INFORMATION SUPPLIED:
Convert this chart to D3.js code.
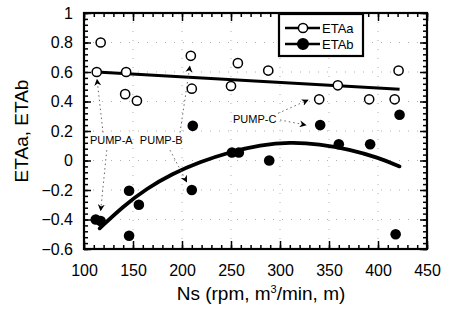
<!DOCTYPE html>
<html><head><meta charset="utf-8">
<script src="https://cdn.jsdelivr.net/npm/d3@7"></script>
<style>body{margin:0;background:#fff}svg{display:block}</style>
</head><body><svg id="c" width="451" height="310"></svg>
<script>
// ---- data ----
const etaA_x = [117,113,143,142,154,209,210,250,257,288,340,359,391,417,421];
const etaA_y = [0.80,0.60,0.60,0.45,0.405,0.71,0.487,0.505,0.66,0.61,0.415,0.51,0.415,0.415,0.61];
const etaB_x = [112,117,146,146,156,210,211,251,258,289,341,360,392,418,422];
const etaB_y = [-0.40,-0.41,-0.205,-0.51,-0.30,-0.20,0.235,0.054,0.054,0.0,0.24,0.11,0.11,-0.50,0.31];
const fitA_x = [113,422];
const fitA_y = [0.60,0.483];
const fitB_x = [116,140,164,190,218,249,280,310,340,371,400,422];
const fitB_y = [-0.46,-0.31,-0.19,-0.09,-0.01,0.058,0.105,0.125,0.112,0.075,0.02,-0.04];
const xTicks = [100,150,200,250,300,350,400,450];
const yTicks = [-0.6,-0.4,-0.2,0,0.2,0.4,0.6,0.8,1];
const seriesNames = ["ETAa","ETAb"];
const pumpLabels = ["PUMP-A","PUMP-B","PUMP-C"];
const pumpLabelX = [106,157,252];
const pumpLabelY = [0.115,0.115,0.254];
// arrows: [fromX, fromY, toX, toY] in data units
const pumpArrows = [
  [119.4,0.19,113.3,0.55],
  [123.2,0.07,117,-0.34],
  [198,0.19,208,0.64],
  [187.8,0.07,204.8,-0.145],
  [300,0.275,326.5,0.24],
  [298,0.32,328.6,0.41]
];

const font = "'Liberation Sans', Arial, sans-serif";
const svg = d3.select("#c");
const x = d3.scaleLinear().domain([100,450]).range([84,427]);
const y = d3.scaleLinear().domain([-0.6,1]).range([249,13]);

// grid (sparse dotted)
const grid = svg.append("g").attr("stroke","#b0b0b0").attr("stroke-width",1).attr("stroke-dasharray","1,8");
grid.selectAll("line.v").data(xTicks.slice(1,-1)).join("line")
  .attr("x1",d=>x(d)).attr("x2",d=>x(d)).attr("y1",y(1)).attr("y2",y(-0.6));
grid.selectAll("line.h").data(yTicks.slice(1,-1)).join("line")
  .attr("y1",d=>y(d)).attr("y2",d=>y(d)).attr("x1",x(100)).attr("x2",x(450));

// axes
function styleAx(g){ g.select(".domain").remove(); g.selectAll("line").attr("stroke","#000").attr("stroke-width",1.5); g.selectAll("text").attr("font-family",font).attr("font-size",16).attr("fill","#000"); }
const minorX = d3.range(100,451,10);
const minorY = d3.range(-0.6,1.001,0.04);
// bottom
svg.append("g").attr("transform",`translate(0,${y(-0.6)})`).call(d3.axisBottom(x).tickValues(xTicks).tickSizeInner(-8).tickSizeOuter(0).tickPadding(16).tickFormat(d3.format("d"))).call(styleAx);
svg.append("g").attr("transform",`translate(0,${y(-0.6)})`).call(d3.axisBottom(x).tickValues(minorX).tickSizeInner(-4).tickSizeOuter(0).tickFormat("")).call(styleAx);
// top
svg.append("g").attr("transform",`translate(0,${y(1)})`).call(d3.axisTop(x).tickValues(xTicks).tickSizeInner(-8).tickSizeOuter(0).tickFormat("")).call(styleAx);
svg.append("g").attr("transform",`translate(0,${y(1)})`).call(d3.axisTop(x).tickValues(minorX).tickSizeInner(-4).tickSizeOuter(0).tickFormat("")).call(styleAx);
// left
svg.append("g").attr("transform",`translate(${x(100)},0)`).call(d3.axisLeft(y).tickValues(yTicks).tickSizeInner(-7).tickSizeOuter(0).tickPadding(11).tickFormat(d=>d===0?"0":d3.format("")(+d.toFixed(1)))).call(styleAx);
svg.append("g").attr("transform",`translate(${x(100)},0)`).call(d3.axisLeft(y).tickValues(minorY).tickSizeInner(-4).tickSizeOuter(0).tickFormat("")).call(styleAx);
// right
svg.append("g").attr("transform",`translate(${x(450)},0)`).call(d3.axisRight(y).tickValues(yTicks).tickSizeInner(-7).tickSizeOuter(0).tickFormat("")).call(styleAx);
svg.append("g").attr("transform",`translate(${x(450)},0)`).call(d3.axisRight(y).tickValues(minorY).tickSizeInner(-4).tickSizeOuter(0).tickFormat("")).call(styleAx);

// frame
svg.append("rect").attr("x",x(100)).attr("y",y(1)).attr("width",x(450)-x(100)).attr("height",y(-0.6)-y(1))
  .attr("fill","none").attr("stroke","#000").attr("stroke-width",2.2);

// axis titles
svg.append("text").attr("x",261).attr("y",300).attr("text-anchor","middle").attr("font-family",font).attr("font-size",19)
  .call(t=>{t.append("tspan").text("Ns (rpm, m");t.append("tspan").attr("dy",-7).attr("font-size",11).text("3");t.append("tspan").attr("dy",7).text("/min, m)");});
svg.append("text").attr("transform","translate(28,131) rotate(-90)").attr("text-anchor","middle").attr("font-family",font).attr("font-size",19).text("ETAa, ETAb");

// fit lines
const line = d3.line().x(d=>x(d[0])).y(d=>y(d[1]));
svg.append("path").datum(d3.zip(fitA_x,fitA_y)).attr("d",line).attr("fill","none").attr("stroke","#000").attr("stroke-width",3);
svg.append("path").datum(d3.zip(fitB_x,fitB_y)).attr("d",line.curve(d3.curveBasis)).attr("fill","none").attr("stroke","#000").attr("stroke-width",3.8).attr("stroke-linecap","round");

// points
svg.append("g").selectAll("circle").data(d3.zip(etaA_x,etaA_y)).join("circle")
  .attr("cx",d=>x(d[0])).attr("cy",d=>y(d[1])).attr("r",4.6).attr("fill","#fff").attr("stroke","#000").attr("stroke-width",1.5);
svg.append("g").selectAll("circle").data(d3.zip(etaB_x,etaB_y)).join("circle")
  .attr("cx",d=>x(d[0])).attr("cy",d=>y(d[1])).attr("r",5.3).attr("fill","#000");

// annotations
const defs = svg.append("defs");
defs.append("marker").attr("id","ah").attr("viewBox","0 0 10 10").attr("refX",9).attr("refY",5)
  .attr("markerWidth",7).attr("markerHeight",7).attr("markerUnits","userSpaceOnUse").attr("orient","auto")
  .append("path").attr("d","M0,0 L10,5 L0,10 L3,5 Z").attr("fill","#000");
svg.append("g").selectAll("line").data(pumpArrows).join("line")
  .attr("x1",d=>x(d[0])).attr("y1",d=>y(d[1])).attr("x2",d=>x(d[2])).attr("y2",d=>y(d[3]))
  .attr("stroke","#555").attr("stroke-width",0.9).attr("stroke-dasharray","1.5,3").attr("marker-end","url(#ah)");
svg.append("g").selectAll("text").data(pumpLabels).join("text")
  .attr("x",(d,i)=>x(pumpLabelX[i])).attr("y",(d,i)=>y(pumpLabelY[i]))
  .attr("font-family",font).attr("font-size",11).attr("fill","#000").text(d=>d);

// legend
const lg = svg.append("g");
lg.append("rect").attr("x",279).attr("y",14).attr("width",84).attr("height",42).attr("fill","#fff").attr("stroke","#000").attr("stroke-width",2.2);
const lgY = [28,44];
seriesNames.forEach((n,i)=>{
  lg.append("line").attr("x1",285).attr("x2",320).attr("y1",lgY[i]).attr("y2",lgY[i]).attr("stroke","#000").attr("stroke-width",2.5);
  lg.append("circle").attr("cx",303).attr("cy",lgY[i]).attr("r",i?5.3:4.6).attr("fill",i?"#000":"#fff").attr("stroke","#000").attr("stroke-width",1.5);
  lg.append("text").attr("x",322).attr("y",lgY[i]+4.5).attr("font-family",font).attr("font-size",13).text(n);
});
</script>
</body></html>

WRITTEN PROBLEM: Restate exactly, please, only the lines between the start of the data and the line containing "const y = d3.scaleLinear().domain([-0.6,1]).range([249,13]);", both ends included, skipping the pictures.

SOLUTION:
Convert this chart to D3.js code.
<!DOCTYPE html>
<html><head><meta charset="utf-8">
<script src="https://cdn.jsdelivr.net/npm/d3@7"></script>
<style>body{margin:0;background:#fff}svg{display:block}</style>
</head><body><svg id="c" width="451" height="310"></svg>
<script>
// ---- data ----
const etaA_x = [117,113,143,142,154,209,210,250,257,288,340,359,391,417,421];
const etaA_y = [0.80,0.60,0.60,0.45,0.405,0.71,0.487,0.505,0.66,0.61,0.415,0.51,0.415,0.415,0.61];
const etaB_x = [112,117,146,146,156,210,211,251,258,289,341,360,392,418,422];
const etaB_y = [-0.40,-0.41,-0.205,-0.51,-0.30,-0.20,0.235,0.054,0.054,0.0,0.24,0.11,0.11,-0.50,0.31];
const fitA_x = [113,422];
const fitA_y = [0.60,0.483];
const fitB_x = [116,140,164,190,218,249,280,310,340,371,400,422];
const fitB_y = [-0.46,-0.31,-0.19,-0.09,-0.01,0.058,0.105,0.125,0.112,0.075,0.02,-0.04];
const xTicks = [100,150,200,250,300,350,400,450];
const yTicks = [-0.6,-0.4,-0.2,0,0.2,0.4,0.6,0.8,1];
const seriesNames = ["ETAa","ETAb"];
const pumpLabels = ["PUMP-A","PUMP-B","PUMP-C"];
const pumpLabelX = [106,157,252];
const pumpLabelY = [0.115,0.115,0.254];
// arrows: [fromX, fromY, toX, toY] in data units
const pumpArrows = [
  [119.4,0.19,113.3,0.55],
  [123.2,0.07,117,-0.34],
  [198,0.19,208,0.64],
  [187.8,0.07,204.8,-0.145],
  [300,0.275,326.5,0.24],
  [298,0.32,328.6,0.41]
];

const font = "'Liberation Sans', Arial, sans-serif";
const svg = d3.select("#c");
const x = d3.scaleLinear().domain([100,450]).range([84,427]);
const y = d3.scaleLinear().domain([-0.6,1]).range([249,13]);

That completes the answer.